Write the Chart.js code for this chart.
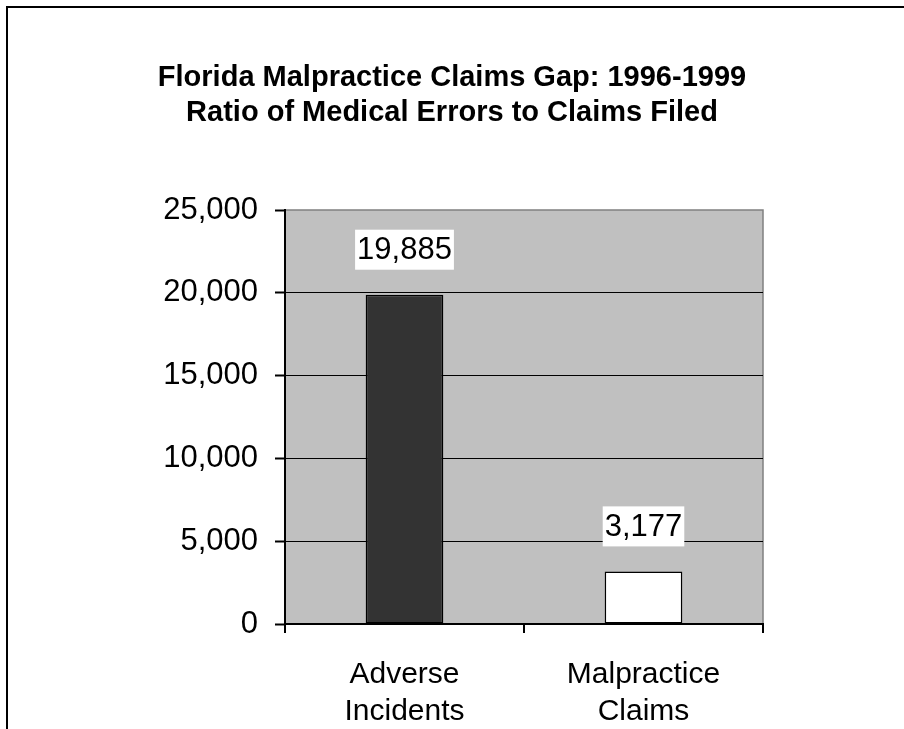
<!DOCTYPE html>
<html>
<head>
<meta charset="utf-8">
<title>Florida Malpractice Claims Gap</title>
<script src="https://cdn.jsdelivr.net/npm/chart.js@4/dist/chart.umd.min.js"></script>
<style>
  html, body { margin: 0; padding: 0; background: #fff; }
  #wrap { position: relative; width: 904px; height: 729px; }
</style>
</head>
<body>
<div id="wrap"><canvas id="chart" width="904" height="729"></canvas></div>
<script>
// ---- Data ----
const categories = [['Adverse', 'Incidents'], ['Malpractice', 'Claims']];
const claimValues = [19885, 3177];
const titleLines = ['Florida Malpractice Claims Gap: 1996-1999', 'Ratio of Medical Errors to Claims Filed'];
const yMin = 0;
const yMax = 25000;
const yStep = 5000;

// ---- Styles ----
const FONT = '"Liberation Sans", Arial, Helvetica, sans-serif';
const barFills = ['#333333', '#ffffff'];
const fmt = v => Number(v).toLocaleString('en-US');

Chart.defaults.color = '#000';
Chart.defaults.font.family = FONT;

// plot area fill + outer frame + title (title centred on the whole page)
const backdrop = {
  id: 'backdrop',
  beforeDraw(chart) {
    const { ctx, chartArea: a } = chart;
    ctx.save();
    ctx.fillStyle = '#000';
    ctx.fillRect(6, 6, 898, 2);
    ctx.fillRect(6, 6, 2, 723);

    ctx.font = 'bold 29px ' + FONT;
    ctx.textAlign = 'center';
    ctx.textBaseline = 'middle';
    titleLines.forEach((line, i) => ctx.fillText(line, 452, 78 + i * 35));

    ctx.fillStyle = '#c0c0c0';
    ctx.fillRect(a.left, a.top, a.right - a.left, a.bottom - a.top);
    ctx.strokeStyle = '#808080';
    ctx.lineWidth = 1.5;
    ctx.beginPath();
    ctx.moveTo(a.left, a.top);
    ctx.lineTo(a.right, a.top);
    ctx.lineTo(a.right, a.bottom);
    ctx.stroke();
    ctx.restore();
  }
};

// value labels on white boxes above bars
const valueLabels = {
  id: 'valueLabels',
  afterDatasetsDraw(chart) {
    const { ctx } = chart;
    const meta = chart.getDatasetMeta(0);
    ctx.save();
    ctx.font = '31px ' + FONT;
    ctx.textAlign = 'center';
    ctx.textBaseline = 'middle';
    meta.data.forEach((bar, i) => {
      const txt = fmt(chart.data.datasets[0].data[i]);
      const w = ctx.measureText(txt).width + 4;
      const bottom = bar.y - 25;
      ctx.fillStyle = '#fff';
      ctx.fillRect(bar.x - w / 2, bottom - 40, w, 40);
      ctx.fillStyle = '#000';
      ctx.fillText(txt, bar.x, bottom - 19);
    });
    ctx.restore();
  }
};

new Chart(document.getElementById('chart'), {
  type: 'bar',
  data: {
    labels: categories,
    datasets: [{
      data: claimValues,
      backgroundColor: barFills,
      borderColor: '#000',
      borderWidth: 1.5,
      borderSkipped: false,
      barPercentage: 0.325,
      categoryPercentage: 1
    }]
  },
  options: {
    responsive: false,
    animation: false,
    layout: { padding: { left: 0, right: 141, top: 210, bottom: 0 } },
    plugins: {
      legend: { display: false },
      tooltip: { enabled: false },
      title: { display: false }
    },
    scales: {
      x: {
        offset: true,
        border: { color: '#000', width: 2 },
        grid: { offset: true, drawOnChartArea: false, drawTicks: true, tickLength: 9, color: '#000', tickColor: '#000', lineWidth: 2 },
        ticks: { color: '#000', padding: 23, maxRotation: 0, font: { family: FONT, size: 30, lineHeight: 1.23 } },
        afterFit: s => { s.height = 105; }
      },
      y: {
        min: yMin,
        max: yMax,
        border: { color: '#000', width: 2 },
        grid: {
          color: c => (c.tick && c.tick.value === yMax) ? 'rgba(0,0,0,0)' : '#000',
          tickColor: '#000',
          lineWidth: 1,
          tickWidth: 2,
          tickLength: 10
        },
        ticks: {
          stepSize: yStep,
          color: '#000',
          padding: 17,
          font: { family: FONT, size: 31 },
          callback: v => fmt(v)
        },
        afterFit: s => { s.width = 285; }
      }
    }
  },
  plugins: [backdrop, valueLabels]
});
</script>
</body>
</html>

----

- _YOUR INSTRUCTIONS_:
The material above must be printed exactly, with its pictures left out.

- _REPLY_:
Write the Chart.js code for this chart.
<!DOCTYPE html>
<html>
<head>
<meta charset="utf-8">
<title>Florida Malpractice Claims Gap</title>
<script src="https://cdn.jsdelivr.net/npm/chart.js@4/dist/chart.umd.min.js"></script>
<style>
  html, body { margin: 0; padding: 0; background: #fff; }
  #wrap { position: relative; width: 904px; height: 729px; }
</style>
</head>
<body>
<div id="wrap"><canvas id="chart" width="904" height="729"></canvas></div>
<script>
// ---- Data ----
const categories = [['Adverse', 'Incidents'], ['Malpractice', 'Claims']];
const claimValues = [19885, 3177];
const titleLines = ['Florida Malpractice Claims Gap: 1996-1999', 'Ratio of Medical Errors to Claims Filed'];
const yMin = 0;
const yMax = 25000;
const yStep = 5000;

// ---- Styles ----
const FONT = '"Liberation Sans", Arial, Helvetica, sans-serif';
const barFills = ['#333333', '#ffffff'];
const fmt = v => Number(v).toLocaleString('en-US');

Chart.defaults.color = '#000';
Chart.defaults.font.family = FONT;

// plot area fill + outer frame + title (title centred on the whole page)
const backdrop = {
  id: 'backdrop',
  beforeDraw(chart) {
    const { ctx, chartArea: a } = chart;
    ctx.save();
    ctx.fillStyle = '#000';
    ctx.fillRect(6, 6, 898, 2);
    ctx.fillRect(6, 6, 2, 723);

    ctx.font = 'bold 29px ' + FONT;
    ctx.textAlign = 'center';
    ctx.textBaseline = 'middle';
    titleLines.forEach((line, i) => ctx.fillText(line, 452, 78 + i * 35));

    ctx.fillStyle = '#c0c0c0';
    ctx.fillRect(a.left, a.top, a.right - a.left, a.bottom - a.top);
    ctx.strokeStyle = '#808080';
    ctx.lineWidth = 1.5;
    ctx.beginPath();
    ctx.moveTo(a.left, a.top);
    ctx.lineTo(a.right, a.top);
    ctx.lineTo(a.right, a.bottom);
    ctx.stroke();
    ctx.restore();
  }
};

// value labels on white boxes above bars
const valueLabels = {
  id: 'valueLabels',
  afterDatasetsDraw(chart) {
    const { ctx } = chart;
    const meta = chart.getDatasetMeta(0);
    ctx.save();
    ctx.font = '31px ' + FONT;
    ctx.textAlign = 'center';
    ctx.textBaseline = 'middle';
    meta.data.forEach((bar, i) => {
      const txt = fmt(chart.data.datasets[0].data[i]);
      const w = ctx.measureText(txt).width + 4;
      const bottom = bar.y - 25;
      ctx.fillStyle = '#fff';
      ctx.fillRect(bar.x - w / 2, bottom - 40, w, 40);
      ctx.fillStyle = '#000';
      ctx.fillText(txt, bar.x, bottom - 19);
    });
    ctx.restore();
  }
};

new Chart(document.getElementById('chart'), {
  type: 'bar',
  data: {
    labels: categories,
    datasets: [{
      data: claimValues,
      backgroundColor: barFills,
      borderColor: '#000',
      borderWidth: 1.5,
      borderSkipped: false,
      barPercentage: 0.325,
      categoryPercentage: 1
    }]
  },
  options: {
    responsive: false,
    animation: false,
    layout: { padding: { left: 0, right: 141, top: 210, bottom: 0 } },
    plugins: {
      legend: { display: false },
      tooltip: { enabled: false },
      title: { display: false }
    },
    scales: {
      x: {
        offset: true,
        border: { color: '#000', width: 2 },
        grid: { offset: true, drawOnChartArea: false, drawTicks: true, tickLength: 9, color: '#000', tickColor: '#000', lineWidth: 2 },
        ticks: { color: '#000', padding: 23, maxRotation: 0, font: { family: FONT, size: 30, lineHeight: 1.23 } },
        afterFit: s => { s.height = 105; }
      },
      y: {
        min: yMin,
        max: yMax,
        border: { color: '#000', width: 2 },
        grid: {
          color: c => (c.tick && c.tick.value === yMax) ? 'rgba(0,0,0,0)' : '#000',
          tickColor: '#000',
          lineWidth: 1,
          tickWidth: 2,
          tickLength: 10
        },
        ticks: {
          stepSize: yStep,
          color: '#000',
          padding: 17,
          font: { family: FONT, size: 31 },
          callback: v => fmt(v)
        },
        afterFit: s => { s.width = 285; }
      }
    }
  },
  plugins: [backdrop, valueLabels]
});
</script>
</body>
</html>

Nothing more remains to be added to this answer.